DATA SUPPLIED.
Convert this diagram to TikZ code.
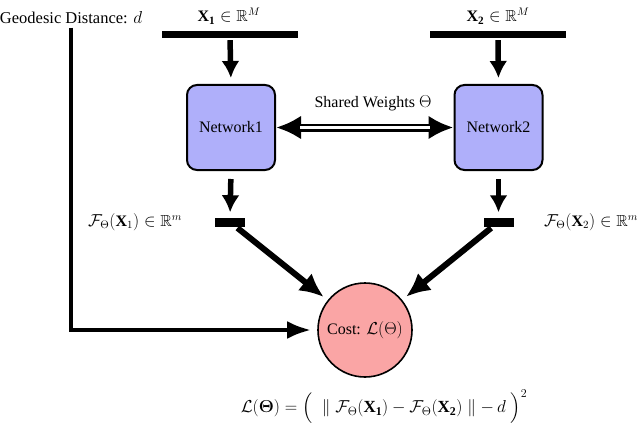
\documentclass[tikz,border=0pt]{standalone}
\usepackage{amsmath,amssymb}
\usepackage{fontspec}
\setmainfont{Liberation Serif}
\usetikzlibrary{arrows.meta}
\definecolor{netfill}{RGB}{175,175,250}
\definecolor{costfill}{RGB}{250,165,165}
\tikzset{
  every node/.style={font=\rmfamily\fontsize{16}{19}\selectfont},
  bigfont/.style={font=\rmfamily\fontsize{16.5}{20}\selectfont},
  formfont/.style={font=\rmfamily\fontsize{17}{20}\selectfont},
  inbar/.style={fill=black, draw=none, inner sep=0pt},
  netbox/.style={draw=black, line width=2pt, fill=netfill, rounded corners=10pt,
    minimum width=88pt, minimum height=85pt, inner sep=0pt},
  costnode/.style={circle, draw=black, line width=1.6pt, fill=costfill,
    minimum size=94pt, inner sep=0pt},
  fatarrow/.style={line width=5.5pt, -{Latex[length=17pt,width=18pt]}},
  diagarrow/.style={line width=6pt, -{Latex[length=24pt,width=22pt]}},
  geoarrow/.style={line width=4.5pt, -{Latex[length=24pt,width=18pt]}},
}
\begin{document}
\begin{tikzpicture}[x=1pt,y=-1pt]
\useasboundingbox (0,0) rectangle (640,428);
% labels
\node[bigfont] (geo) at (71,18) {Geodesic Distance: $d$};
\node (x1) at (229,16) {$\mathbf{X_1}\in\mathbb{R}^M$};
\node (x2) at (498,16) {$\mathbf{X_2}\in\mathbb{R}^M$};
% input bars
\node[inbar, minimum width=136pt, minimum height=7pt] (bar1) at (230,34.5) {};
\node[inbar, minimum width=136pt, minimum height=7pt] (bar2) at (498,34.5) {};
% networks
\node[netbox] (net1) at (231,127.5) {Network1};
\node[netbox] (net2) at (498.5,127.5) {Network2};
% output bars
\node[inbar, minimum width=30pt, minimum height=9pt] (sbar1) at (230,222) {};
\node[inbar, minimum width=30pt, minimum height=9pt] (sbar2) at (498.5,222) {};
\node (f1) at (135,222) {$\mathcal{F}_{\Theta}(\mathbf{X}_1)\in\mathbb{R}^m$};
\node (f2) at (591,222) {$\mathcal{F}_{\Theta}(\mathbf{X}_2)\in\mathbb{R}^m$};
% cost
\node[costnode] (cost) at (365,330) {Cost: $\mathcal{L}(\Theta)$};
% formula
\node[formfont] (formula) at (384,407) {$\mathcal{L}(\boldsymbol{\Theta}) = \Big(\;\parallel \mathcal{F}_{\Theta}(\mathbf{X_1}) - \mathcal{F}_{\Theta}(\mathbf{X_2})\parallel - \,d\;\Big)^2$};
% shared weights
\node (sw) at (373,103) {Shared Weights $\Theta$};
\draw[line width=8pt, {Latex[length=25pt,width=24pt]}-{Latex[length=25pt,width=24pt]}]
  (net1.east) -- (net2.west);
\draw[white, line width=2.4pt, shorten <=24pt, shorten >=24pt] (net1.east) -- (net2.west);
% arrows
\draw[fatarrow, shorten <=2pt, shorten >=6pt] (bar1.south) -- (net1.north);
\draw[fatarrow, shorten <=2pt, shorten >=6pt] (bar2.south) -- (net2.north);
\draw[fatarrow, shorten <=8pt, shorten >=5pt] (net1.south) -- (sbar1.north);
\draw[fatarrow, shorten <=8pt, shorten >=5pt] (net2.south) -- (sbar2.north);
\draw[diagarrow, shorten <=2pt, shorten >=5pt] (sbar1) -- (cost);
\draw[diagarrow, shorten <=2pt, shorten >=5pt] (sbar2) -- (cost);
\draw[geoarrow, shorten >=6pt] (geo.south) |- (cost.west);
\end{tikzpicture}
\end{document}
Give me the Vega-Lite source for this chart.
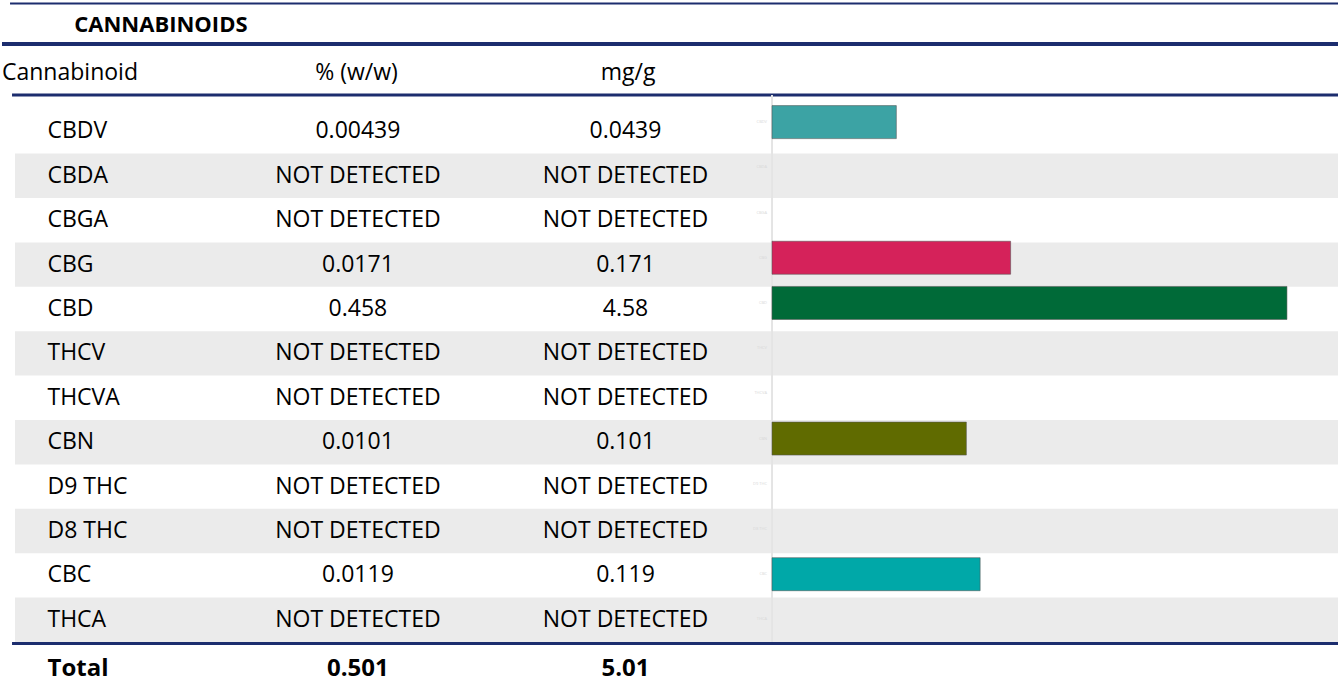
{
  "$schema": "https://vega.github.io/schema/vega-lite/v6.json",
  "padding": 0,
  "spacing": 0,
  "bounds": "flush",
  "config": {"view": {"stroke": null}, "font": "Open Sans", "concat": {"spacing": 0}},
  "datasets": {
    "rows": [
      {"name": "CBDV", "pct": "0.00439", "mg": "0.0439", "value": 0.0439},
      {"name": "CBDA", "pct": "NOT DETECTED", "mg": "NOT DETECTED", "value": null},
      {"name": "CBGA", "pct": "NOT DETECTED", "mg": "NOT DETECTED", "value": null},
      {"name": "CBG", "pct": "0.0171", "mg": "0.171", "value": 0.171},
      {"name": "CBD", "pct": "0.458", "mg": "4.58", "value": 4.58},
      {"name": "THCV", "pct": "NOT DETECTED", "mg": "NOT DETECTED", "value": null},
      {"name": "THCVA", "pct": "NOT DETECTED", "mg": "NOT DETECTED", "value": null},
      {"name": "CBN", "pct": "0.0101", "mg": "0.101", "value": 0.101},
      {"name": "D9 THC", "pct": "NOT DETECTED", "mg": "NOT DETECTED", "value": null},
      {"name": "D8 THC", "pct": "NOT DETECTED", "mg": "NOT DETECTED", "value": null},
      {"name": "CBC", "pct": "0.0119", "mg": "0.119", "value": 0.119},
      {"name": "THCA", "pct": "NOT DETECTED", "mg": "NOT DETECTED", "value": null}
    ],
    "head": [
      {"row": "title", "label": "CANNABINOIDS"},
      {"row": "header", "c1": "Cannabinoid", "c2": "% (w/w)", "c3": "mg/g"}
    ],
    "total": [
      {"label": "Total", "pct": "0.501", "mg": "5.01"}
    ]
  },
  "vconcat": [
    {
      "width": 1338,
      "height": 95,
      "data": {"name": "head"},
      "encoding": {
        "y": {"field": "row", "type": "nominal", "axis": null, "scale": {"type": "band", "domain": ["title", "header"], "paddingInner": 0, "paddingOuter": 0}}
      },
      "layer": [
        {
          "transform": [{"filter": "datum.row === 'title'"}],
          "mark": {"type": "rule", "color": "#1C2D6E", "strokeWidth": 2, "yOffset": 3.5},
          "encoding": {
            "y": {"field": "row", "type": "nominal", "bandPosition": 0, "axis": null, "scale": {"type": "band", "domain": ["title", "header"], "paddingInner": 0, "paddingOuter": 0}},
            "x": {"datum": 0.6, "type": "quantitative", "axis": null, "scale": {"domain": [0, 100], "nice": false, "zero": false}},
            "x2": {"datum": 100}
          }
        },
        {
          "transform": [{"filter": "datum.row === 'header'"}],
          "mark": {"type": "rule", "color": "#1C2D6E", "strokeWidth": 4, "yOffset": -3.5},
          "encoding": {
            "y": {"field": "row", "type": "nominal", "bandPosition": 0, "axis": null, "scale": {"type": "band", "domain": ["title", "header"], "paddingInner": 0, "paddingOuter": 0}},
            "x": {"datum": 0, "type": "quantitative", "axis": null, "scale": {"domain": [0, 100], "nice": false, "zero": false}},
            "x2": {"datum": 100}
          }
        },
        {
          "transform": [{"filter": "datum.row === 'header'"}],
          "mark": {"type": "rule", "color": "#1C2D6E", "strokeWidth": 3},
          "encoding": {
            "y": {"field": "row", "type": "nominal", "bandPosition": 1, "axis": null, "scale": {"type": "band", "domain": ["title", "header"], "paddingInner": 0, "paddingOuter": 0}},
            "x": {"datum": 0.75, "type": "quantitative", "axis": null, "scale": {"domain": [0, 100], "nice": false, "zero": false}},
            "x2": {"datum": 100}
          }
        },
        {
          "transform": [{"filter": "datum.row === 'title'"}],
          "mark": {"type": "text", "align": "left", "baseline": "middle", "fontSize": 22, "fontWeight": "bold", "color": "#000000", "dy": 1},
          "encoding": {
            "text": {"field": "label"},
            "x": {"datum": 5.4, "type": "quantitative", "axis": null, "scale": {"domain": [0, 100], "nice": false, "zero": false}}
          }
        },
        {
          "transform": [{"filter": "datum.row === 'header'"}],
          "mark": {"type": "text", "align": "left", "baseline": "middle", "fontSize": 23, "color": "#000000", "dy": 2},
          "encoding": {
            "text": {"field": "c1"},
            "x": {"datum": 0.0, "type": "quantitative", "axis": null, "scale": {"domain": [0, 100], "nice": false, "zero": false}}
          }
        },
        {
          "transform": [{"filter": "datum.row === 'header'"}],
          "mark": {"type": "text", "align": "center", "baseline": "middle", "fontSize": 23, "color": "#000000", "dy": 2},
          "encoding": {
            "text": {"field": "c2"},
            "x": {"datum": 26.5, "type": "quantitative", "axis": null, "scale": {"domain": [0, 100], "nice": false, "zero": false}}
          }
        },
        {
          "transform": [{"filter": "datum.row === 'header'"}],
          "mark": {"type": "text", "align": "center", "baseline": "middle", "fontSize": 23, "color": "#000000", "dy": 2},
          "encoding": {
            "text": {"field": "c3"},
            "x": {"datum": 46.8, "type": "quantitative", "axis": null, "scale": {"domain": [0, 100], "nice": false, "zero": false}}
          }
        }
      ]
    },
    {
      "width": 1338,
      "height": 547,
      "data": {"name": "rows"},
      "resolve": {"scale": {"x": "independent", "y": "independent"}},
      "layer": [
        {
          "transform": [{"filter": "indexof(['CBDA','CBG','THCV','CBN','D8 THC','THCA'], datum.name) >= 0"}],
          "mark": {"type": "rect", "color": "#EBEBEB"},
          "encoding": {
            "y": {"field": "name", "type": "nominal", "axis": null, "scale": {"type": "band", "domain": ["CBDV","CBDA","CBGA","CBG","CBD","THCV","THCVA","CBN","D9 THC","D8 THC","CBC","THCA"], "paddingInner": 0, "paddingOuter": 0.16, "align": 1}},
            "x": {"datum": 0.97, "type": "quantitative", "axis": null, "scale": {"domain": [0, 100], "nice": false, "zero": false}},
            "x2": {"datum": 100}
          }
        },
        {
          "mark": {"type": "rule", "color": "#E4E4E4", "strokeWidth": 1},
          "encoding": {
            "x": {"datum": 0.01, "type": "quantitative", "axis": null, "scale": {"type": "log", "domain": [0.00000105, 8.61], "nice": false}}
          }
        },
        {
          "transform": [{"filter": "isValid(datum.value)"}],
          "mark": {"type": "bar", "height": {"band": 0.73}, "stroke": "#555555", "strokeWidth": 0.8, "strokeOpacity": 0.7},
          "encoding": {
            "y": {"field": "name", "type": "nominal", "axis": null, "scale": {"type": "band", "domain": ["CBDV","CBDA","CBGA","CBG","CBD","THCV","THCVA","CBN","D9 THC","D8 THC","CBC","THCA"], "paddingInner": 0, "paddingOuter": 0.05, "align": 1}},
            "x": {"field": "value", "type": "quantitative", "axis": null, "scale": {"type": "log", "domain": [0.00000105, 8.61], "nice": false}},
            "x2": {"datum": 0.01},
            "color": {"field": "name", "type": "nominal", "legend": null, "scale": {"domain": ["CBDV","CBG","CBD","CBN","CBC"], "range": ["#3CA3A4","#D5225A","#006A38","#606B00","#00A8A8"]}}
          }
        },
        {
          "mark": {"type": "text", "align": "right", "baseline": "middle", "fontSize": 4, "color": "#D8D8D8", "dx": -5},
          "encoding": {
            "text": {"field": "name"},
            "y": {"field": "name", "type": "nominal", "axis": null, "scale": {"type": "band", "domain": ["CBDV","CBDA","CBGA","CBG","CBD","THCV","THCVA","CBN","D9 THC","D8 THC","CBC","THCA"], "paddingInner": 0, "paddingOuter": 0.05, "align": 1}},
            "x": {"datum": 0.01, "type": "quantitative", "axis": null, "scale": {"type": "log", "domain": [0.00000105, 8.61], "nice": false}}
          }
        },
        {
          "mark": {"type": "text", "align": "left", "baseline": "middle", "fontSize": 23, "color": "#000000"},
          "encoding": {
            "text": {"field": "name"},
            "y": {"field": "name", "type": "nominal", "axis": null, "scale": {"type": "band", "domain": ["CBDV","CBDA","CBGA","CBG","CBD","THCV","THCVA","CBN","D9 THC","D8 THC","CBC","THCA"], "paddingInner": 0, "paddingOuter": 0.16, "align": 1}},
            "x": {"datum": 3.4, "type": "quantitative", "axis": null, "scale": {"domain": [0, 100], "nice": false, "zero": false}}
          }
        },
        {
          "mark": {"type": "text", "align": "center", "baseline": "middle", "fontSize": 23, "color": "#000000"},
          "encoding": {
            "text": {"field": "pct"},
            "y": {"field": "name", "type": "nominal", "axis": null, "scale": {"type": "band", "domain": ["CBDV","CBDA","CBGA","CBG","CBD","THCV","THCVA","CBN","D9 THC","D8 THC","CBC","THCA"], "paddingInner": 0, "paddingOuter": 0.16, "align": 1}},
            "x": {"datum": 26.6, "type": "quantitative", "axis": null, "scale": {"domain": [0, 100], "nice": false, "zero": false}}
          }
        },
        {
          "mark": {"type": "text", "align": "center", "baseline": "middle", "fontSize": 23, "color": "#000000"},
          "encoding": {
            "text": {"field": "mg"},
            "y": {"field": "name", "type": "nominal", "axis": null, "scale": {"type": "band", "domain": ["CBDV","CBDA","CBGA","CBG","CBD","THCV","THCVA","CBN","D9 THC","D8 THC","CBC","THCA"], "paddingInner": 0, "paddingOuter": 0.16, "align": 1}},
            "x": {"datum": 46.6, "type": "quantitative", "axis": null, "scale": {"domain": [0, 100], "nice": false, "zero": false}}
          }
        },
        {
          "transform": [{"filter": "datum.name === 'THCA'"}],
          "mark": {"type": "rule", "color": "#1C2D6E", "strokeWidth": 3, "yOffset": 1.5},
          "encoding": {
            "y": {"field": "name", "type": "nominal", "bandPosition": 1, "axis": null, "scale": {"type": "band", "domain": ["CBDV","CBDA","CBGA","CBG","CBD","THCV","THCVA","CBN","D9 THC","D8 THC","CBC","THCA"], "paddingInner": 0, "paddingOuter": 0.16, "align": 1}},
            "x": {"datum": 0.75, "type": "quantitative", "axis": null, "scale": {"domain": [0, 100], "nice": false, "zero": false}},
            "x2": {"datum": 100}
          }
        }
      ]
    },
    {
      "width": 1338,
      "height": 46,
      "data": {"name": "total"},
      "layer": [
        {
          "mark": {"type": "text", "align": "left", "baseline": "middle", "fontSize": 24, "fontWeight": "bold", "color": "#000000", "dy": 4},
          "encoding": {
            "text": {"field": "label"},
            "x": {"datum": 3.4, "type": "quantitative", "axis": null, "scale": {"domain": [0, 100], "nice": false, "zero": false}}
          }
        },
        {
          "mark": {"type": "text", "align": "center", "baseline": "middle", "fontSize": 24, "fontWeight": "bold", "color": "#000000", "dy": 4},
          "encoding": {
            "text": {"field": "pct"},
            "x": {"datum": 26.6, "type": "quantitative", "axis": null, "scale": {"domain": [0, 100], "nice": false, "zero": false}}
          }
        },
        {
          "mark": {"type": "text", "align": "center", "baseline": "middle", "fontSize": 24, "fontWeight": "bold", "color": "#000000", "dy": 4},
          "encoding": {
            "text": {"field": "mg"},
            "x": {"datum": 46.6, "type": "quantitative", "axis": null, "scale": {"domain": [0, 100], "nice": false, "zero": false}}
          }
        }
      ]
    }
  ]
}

WHAT YOU ARE ASKED TO DO. Count each line of the data where the word "this" appears, then reply with the total only.

FINISHED EXERCISE. 2